Water is the best substitute for water, but if you want to drink some electrolytes feel free, especially if you’ve been sweating in the hot tropical sun. Soft drinks and alcohol are not a suitable replacement for water! At the end of your diving day you’ll be so exhausted that getting on the sauce is the last thing on your mind, but make sure you stick with only one or two sundowner drinks so you’re fresh for your next day of live aboard diving.
If you are someone who really suffers with seasickness, then maybe live aboard diving isn’t the best holiday option for you. However most divers get it at some point, no matter how tough their stomachs are!
When people feel nauseous, they want to stay far away from fluids for fear of them returning. However keeping hydrated is one easy and effective way of preventing seasickness.
The best cure for seasickness is being well prepared, so make sure you stock up on seasickness tablets if you think you’re at risk. Seasickness medication does not work once you’ve started to feel sick, so make sure you follow the directions on the packet and take them in a good amount of time prior to approaching any turbulent waters. If you’re diving make sure to choose a non-drowsy medication.
If you pass the point of prevention, and feel those tell-tale symptoms of seasickness such as nausea, lethargy, dizziness and excessive sweating then get some fresh air! Avoid your cabin or any other stuffy enclosed spaces, particularly the bathroom or toilets. Going outside and enjoying your surroundings while keeping your eye on the horizon will start to settle your stomach. Take some deep breaths in and out and focus on your breathing rather than how you’re feeling.
Don’t set your gear up on the way to a dive site if the ocean is anything less than calm, and try not to chow down on any greasy or highly acidic foods. That doesn’t mean you shouldn’t eat anything though, when it comes to feeling seasick an empty stomach is just as bad one filled with bacon and eggs!
If you’re still feeling sea sick once you arrive at the next site sip some water, give yourself a few moments to take some big breaths in and out and try and if you’re feeling up to it get ready for your next dive. You’ll be surprised how much better you feel if you jump in for the dive, and even if the surface of the ocean is choppy you’ll find it far more relaxing and soothing below the ocean than above it.

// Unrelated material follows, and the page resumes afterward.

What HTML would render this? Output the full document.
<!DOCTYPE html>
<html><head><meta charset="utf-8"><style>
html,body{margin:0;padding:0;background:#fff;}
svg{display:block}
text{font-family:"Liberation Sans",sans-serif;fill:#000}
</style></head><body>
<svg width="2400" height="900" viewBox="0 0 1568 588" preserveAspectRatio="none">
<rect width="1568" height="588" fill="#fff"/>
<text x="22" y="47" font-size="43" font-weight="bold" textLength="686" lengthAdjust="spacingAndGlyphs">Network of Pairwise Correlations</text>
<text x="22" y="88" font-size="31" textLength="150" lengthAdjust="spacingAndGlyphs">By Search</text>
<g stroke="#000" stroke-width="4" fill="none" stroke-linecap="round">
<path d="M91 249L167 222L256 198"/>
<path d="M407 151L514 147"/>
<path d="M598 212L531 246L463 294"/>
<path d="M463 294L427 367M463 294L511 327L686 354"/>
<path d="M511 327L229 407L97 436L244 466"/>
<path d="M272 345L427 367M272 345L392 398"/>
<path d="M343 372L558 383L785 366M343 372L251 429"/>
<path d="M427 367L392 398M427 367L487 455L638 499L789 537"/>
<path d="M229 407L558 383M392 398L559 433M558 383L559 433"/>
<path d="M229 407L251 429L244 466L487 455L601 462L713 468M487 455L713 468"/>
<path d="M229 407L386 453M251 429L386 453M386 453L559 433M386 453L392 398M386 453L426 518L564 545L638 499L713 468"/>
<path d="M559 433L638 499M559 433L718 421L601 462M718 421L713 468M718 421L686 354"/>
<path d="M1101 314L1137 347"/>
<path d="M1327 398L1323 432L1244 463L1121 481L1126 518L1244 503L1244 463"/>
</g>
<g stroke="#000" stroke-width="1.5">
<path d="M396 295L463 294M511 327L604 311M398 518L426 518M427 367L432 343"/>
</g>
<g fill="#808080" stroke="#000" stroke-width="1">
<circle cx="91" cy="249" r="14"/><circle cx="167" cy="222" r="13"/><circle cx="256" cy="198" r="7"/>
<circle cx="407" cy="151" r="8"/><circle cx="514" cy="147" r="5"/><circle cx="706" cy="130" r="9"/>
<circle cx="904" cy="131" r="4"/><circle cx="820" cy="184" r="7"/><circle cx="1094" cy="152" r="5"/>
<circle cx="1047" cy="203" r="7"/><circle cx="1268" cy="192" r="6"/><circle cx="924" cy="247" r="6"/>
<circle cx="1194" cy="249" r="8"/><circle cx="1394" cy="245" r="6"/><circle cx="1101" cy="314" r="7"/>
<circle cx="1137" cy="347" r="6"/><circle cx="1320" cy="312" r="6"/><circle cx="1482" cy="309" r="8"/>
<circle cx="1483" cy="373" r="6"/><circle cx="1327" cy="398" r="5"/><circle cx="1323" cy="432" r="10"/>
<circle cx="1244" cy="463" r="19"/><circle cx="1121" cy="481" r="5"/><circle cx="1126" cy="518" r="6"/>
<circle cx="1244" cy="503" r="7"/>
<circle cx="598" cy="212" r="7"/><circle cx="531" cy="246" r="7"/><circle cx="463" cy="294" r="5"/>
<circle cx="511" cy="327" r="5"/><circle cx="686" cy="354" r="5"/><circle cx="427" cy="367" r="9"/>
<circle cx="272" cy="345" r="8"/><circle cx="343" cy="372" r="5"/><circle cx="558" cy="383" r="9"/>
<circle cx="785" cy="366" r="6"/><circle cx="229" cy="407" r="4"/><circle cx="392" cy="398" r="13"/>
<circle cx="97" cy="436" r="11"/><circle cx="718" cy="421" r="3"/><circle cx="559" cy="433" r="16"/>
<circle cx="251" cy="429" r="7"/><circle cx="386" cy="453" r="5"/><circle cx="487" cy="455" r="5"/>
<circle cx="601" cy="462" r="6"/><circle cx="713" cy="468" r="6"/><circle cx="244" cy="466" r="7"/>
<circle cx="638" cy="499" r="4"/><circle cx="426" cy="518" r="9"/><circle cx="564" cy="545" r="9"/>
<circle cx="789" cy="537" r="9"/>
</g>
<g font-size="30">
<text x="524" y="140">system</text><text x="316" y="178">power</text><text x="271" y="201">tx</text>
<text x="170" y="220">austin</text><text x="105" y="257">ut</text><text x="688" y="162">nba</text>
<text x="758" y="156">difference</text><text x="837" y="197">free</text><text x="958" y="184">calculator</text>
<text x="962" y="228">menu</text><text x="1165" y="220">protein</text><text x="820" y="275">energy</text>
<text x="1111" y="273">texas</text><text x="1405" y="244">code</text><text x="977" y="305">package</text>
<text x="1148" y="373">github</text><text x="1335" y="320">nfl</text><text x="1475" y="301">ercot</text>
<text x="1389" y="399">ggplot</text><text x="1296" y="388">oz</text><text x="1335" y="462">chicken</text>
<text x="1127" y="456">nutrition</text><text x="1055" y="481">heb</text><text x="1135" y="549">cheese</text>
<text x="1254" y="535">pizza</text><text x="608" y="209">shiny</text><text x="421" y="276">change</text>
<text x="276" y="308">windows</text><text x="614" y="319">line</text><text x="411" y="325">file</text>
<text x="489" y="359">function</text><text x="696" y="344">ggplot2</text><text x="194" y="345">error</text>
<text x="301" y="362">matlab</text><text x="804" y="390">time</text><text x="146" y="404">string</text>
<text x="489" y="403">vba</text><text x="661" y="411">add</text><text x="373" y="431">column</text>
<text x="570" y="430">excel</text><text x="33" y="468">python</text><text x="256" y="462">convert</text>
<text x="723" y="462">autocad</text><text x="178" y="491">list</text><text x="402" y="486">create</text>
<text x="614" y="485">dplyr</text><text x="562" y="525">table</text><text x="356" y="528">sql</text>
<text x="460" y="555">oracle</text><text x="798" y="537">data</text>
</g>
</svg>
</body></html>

Spending too much time in the hot sun, drinking too much alcohol the night prior to diving, not enough fluid and feeling seasick can all result in overwhelmingly painful headaches. I regularly suffer from bad headaches, which is why I ensure I am constantly drinking water during diving.
If you love catching rays on the top deck in between dives, make sure you wear a hat, a pair of sunnies and some sunscreen to avoid getting heat stroke or sunburn which can result in thumping headaches and dehydration. Suffering from terrible sunburn is a sure-fire way to ruin your live aboard dive trip pretty quickly, so make sure you slip slop slap throughout your trip!
If you do find yourself with a headache that just won’t go away, you might have to skip the next dive out and have a big glass of water and a bit of a snooze. Taking some painkillers is also a quick-fix to headaches, but make sure they are non-drowsy before you take any medication and go diving.
If you are feeling really terrible, don’t dive. The crew onboard your live aboard dive vessel are there to help you and the boat will be equipped with a well-stocked first aid kit, so let them know how you’re feeling and they can help you out. Having a nap out side of the bright sun and sipping on some fluids can do you the world of good, and can have you feeling on top of the world in no-time and back in the water to continue diving.